■ Collected material
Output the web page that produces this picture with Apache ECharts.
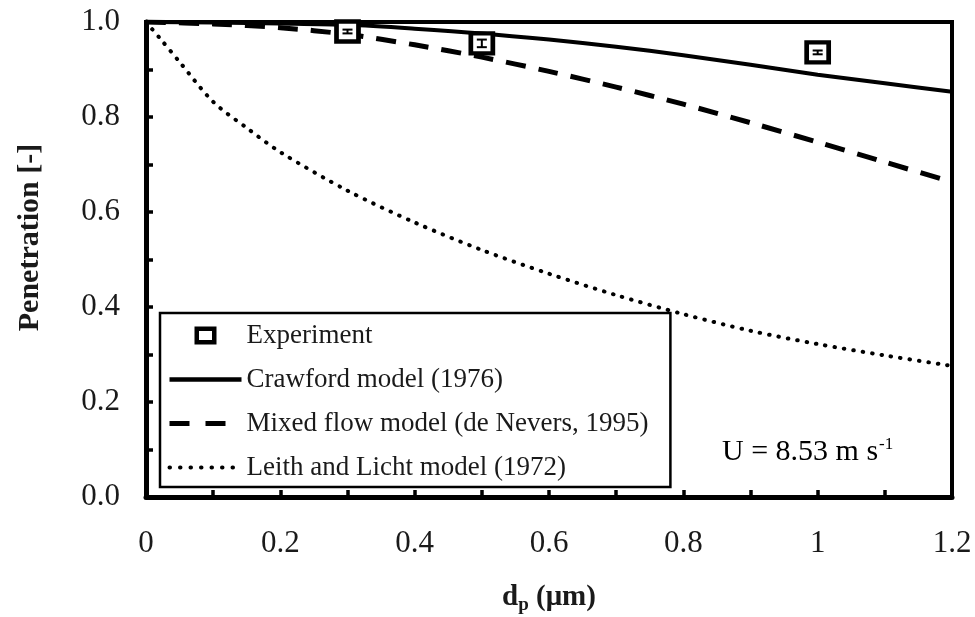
<!DOCTYPE html>
<html>
<head>
<meta charset="utf-8">
<title>Penetration vs particle diameter</title>
<script src="https://cdn.jsdelivr.net/npm/echarts@6/dist/echarts.min.js"></script>
<style>
  html, body { margin: 0; padding: 0; background: #fff; }
  #chart { width: 975px; height: 617px; }
</style>
</head>
<body>
<div id="chart"></div>
<script>
// Particle diameter (µm) sampled along the model curves
const crawfordX = [0, 0.1, 0.2, 0.3, 0.4, 0.5, 0.6, 0.7, 0.8, 0.9, 1.0, 1.1, 1.2];
const crawfordY = [1.0, 0.999, 0.997, 0.994, 0.986, 0.976, 0.963, 0.948, 0.930, 0.910, 0.889, 0.871, 0.853];

const mixedX = [0, 0.1, 0.2, 0.3, 0.4, 0.5, 0.6, 0.7, 0.8, 0.9, 1.0, 1.1, 1.2];
const mixedY = [1.0, 0.996, 0.988, 0.974, 0.952, 0.926, 0.896, 0.863, 0.827, 0.788, 0.747, 0.705, 0.663];

const leithX = [0, 0.02, 0.05, 0.1, 0.15, 0.2, 0.3, 0.4, 0.5, 0.6, 0.7, 0.8, 0.9, 1.0, 1.1, 1.2];
const leithY = [1.0, 0.967, 0.916, 0.832, 0.777, 0.726, 0.645, 0.578, 0.520, 0.470, 0.425, 0.385, 0.350, 0.322, 0.298, 0.276];

// Measured penetration with its spread
const expX = [0.3, 0.5, 1.0];
const expY = [0.980, 0.955, 0.936];
const expErr = [0.004, 0.008, 0.004];

const seriesNames = [
  'Experiment',
  'Crawford model (1976)',
  'Mixed flow model (de Nevers, 1995)',
  'Leith and Licht model (1972)'
];

const xTicks = [0, 0.2, 0.4, 0.6, 0.8, 1, 1.2];
const yTicks = [0, 0.2, 0.4, 0.6, 0.8, 1.0];

const zip = (xs, ys) => xs.map((x, i) => [x, ys[i]]);

const FONT = '"Liberation Serif", "Times New Roman", serif';
const INK = '#1a1a1a';

// Hollow square centred in a 72x20 legend slot (corner moveTo points pin the extent)
const hollowSquareIcon = 'path://M0,0 M72,20 M25,1 H47 V19 H25 Z M29.5,5.5 V14.5 H42.5 V5.5 Z';
// Invisible marker so model lines show only their stroke in the legend
const hiddenMarker = { color: 'rgba(0,0,0,0)', borderWidth: 0, opacity: 0 };

const chart = echarts.init(document.getElementById('chart'), null, { renderer: 'canvas' });

const axisCommon = {
  axisLine: { show: true, onZero: false, lineStyle: { color: '#000', width: 5 } },
  axisTick: { show: true, inside: true, length: 7, lineStyle: { color: '#000', width: 3.5 } },
  minorTick: { show: true, splitNumber: 2, length: 7, lineStyle: { color: '#000', width: 3.5 } },
  splitLine: { show: false },
  minorSplitLine: { show: false }
};

chart.setOption({
  animation: false,
  backgroundColor: '#fff',
  grid: {
    left: 146, right: 23, top: 22, bottom: 120,
    outerBoundsMode: 'none',
    containLabel: false,
    show: true, borderColor: '#000', borderWidth: 4, backgroundColor: 'transparent'
  },
  xAxis: Object.assign({
    type: 'value',
    min: xTicks[0], max: xTicks[xTicks.length - 1], interval: 0.2,
    axisLabel: {
      margin: 31, color: INK, fontFamily: FONT, fontSize: 31,
      formatter: v => String(parseFloat(v.toFixed(1)))
    },
    name: '{d|d}{p|p}{d| (μm)}',
    nameLocation: 'middle',
    nameGap: 83,
    nameTextStyle: {
      rich: {
        d: { fontFamily: FONT, fontSize: 29, fontWeight: 'bold', color: INK },
        p: { fontFamily: FONT, fontSize: 19, fontWeight: 'bold', color: INK, padding: [16, 0, 0, 0] }
      }
    }
  }, axisCommon),
  yAxis: Object.assign({
    type: 'value',
    min: yTicks[0], max: yTicks[yTicks.length - 1], interval: 0.2,
    axisLabel: {
      margin: 26, color: INK, fontFamily: FONT, fontSize: 31,
      formatter: v => v.toFixed(1)
    },
    name: 'Penetration [-]',
    nameLocation: 'middle',
    nameRotate: 90,
    nameGap: 101,
    nameTextStyle: {
      fontFamily: FONT, fontSize: 30, fontWeight: 'bold', color: INK,
      padding: [0, 0, 0, 44]
    }
  }, axisCommon),
  legend: {
    orient: 'vertical',
    left: 160, top: 313,
    padding: [9, 22, 6, 7],
    itemGap: 17,
    itemWidth: 72,
    itemHeight: 20,
    backgroundColor: '#fff',
    borderColor: '#000',
    borderWidth: 2.5,
    borderRadius: 0,
    selectedMode: false,
    textStyle: { fontFamily: FONT, fontSize: 27, color: INK, lineHeight: 27 },
    data: [
      { name: seriesNames[0], icon: hollowSquareIcon, itemStyle: { color: '#000', borderWidth: 0 } },
      { name: seriesNames[1], itemStyle: hiddenMarker, lineStyle: { width: 4.5, type: 'solid' } },
      { name: seriesNames[2], itemStyle: hiddenMarker, lineStyle: { width: 5, type: [20, 16] } },
      { name: seriesNames[3], itemStyle: hiddenMarker, lineStyle: { width: 4, type: [0.5, 10], cap: 'round' } }
    ]
  },
  series: [
    {
      name: seriesNames[1],
      type: 'line',
      data: zip(crawfordX, crawfordY),
      smooth: 0.3,
      symbol: 'none',
      lineStyle: { color: '#000', width: 4, type: 'solid' },
      z: 3
    },
    {
      name: seriesNames[2],
      type: 'line',
      data: zip(mixedX, mixedY),
      smooth: 0.3,
      symbol: 'none',
      lineStyle: { color: '#000', width: 5, type: [20, 13] },
      z: 3
    },
    {
      name: seriesNames[3],
      type: 'line',
      data: zip(leithX, leithY),
      smooth: 0.3,
      symbol: 'none',
      lineStyle: { color: '#000', width: 4, type: [0.5, 9], cap: 'round' },
      z: 3
    },
    {
      name: seriesNames[0],
      type: 'scatter',
      data: zip(expX, expY),
      symbol: 'rect',
      symbolSize: [22, 20],
      itemStyle: { color: '#fff', borderColor: '#000', borderWidth: 4.5, opacity: 1 },
      z: 5
    },
    {
      // error bars drawn on top of the experiment markers
      name: 'errors',
      type: 'custom',
      data: expX.map((x, i) => [x, expY[i] - expErr[i], expY[i] + expErr[i]]),
      renderItem: (params, api) => {
        const lo = api.coord([api.value(0), api.value(1)]);
        const hi = api.coord([api.value(0), api.value(2)]);
        const half = 5;
        const style = { stroke: '#000', lineWidth: 2 };
        return {
          type: 'group',
          children: [
            { type: 'line', shape: { x1: lo[0], y1: lo[1], x2: hi[0], y2: hi[1] }, style },
            { type: 'line', shape: { x1: lo[0] - half, y1: lo[1], x2: lo[0] + half, y2: lo[1] }, style },
            { type: 'line', shape: { x1: hi[0] - half, y1: hi[1], x2: hi[0] + half, y2: hi[1] }, style }
          ]
        };
      },
      z: 6,
      silent: true
    }
  ],
  graphic: [
    {
      type: 'text',
      left: 722,
      top: 436,
      style: {
        text: '{n|U = 8.53 m s}{s|-1}',
        rich: {
          n: { fontFamily: FONT, fontSize: 30, color: INK },
          s: { fontFamily: FONT, fontSize: 17, color: INK, padding: [0, 0, 15, 1] }
        }
      },
      z: 10
    }
  ]
});
</script>
</body>
</html>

■ Your objective
Find and count the lines of the data that include the string "with", and report that figure by itself.

■ Task solution
2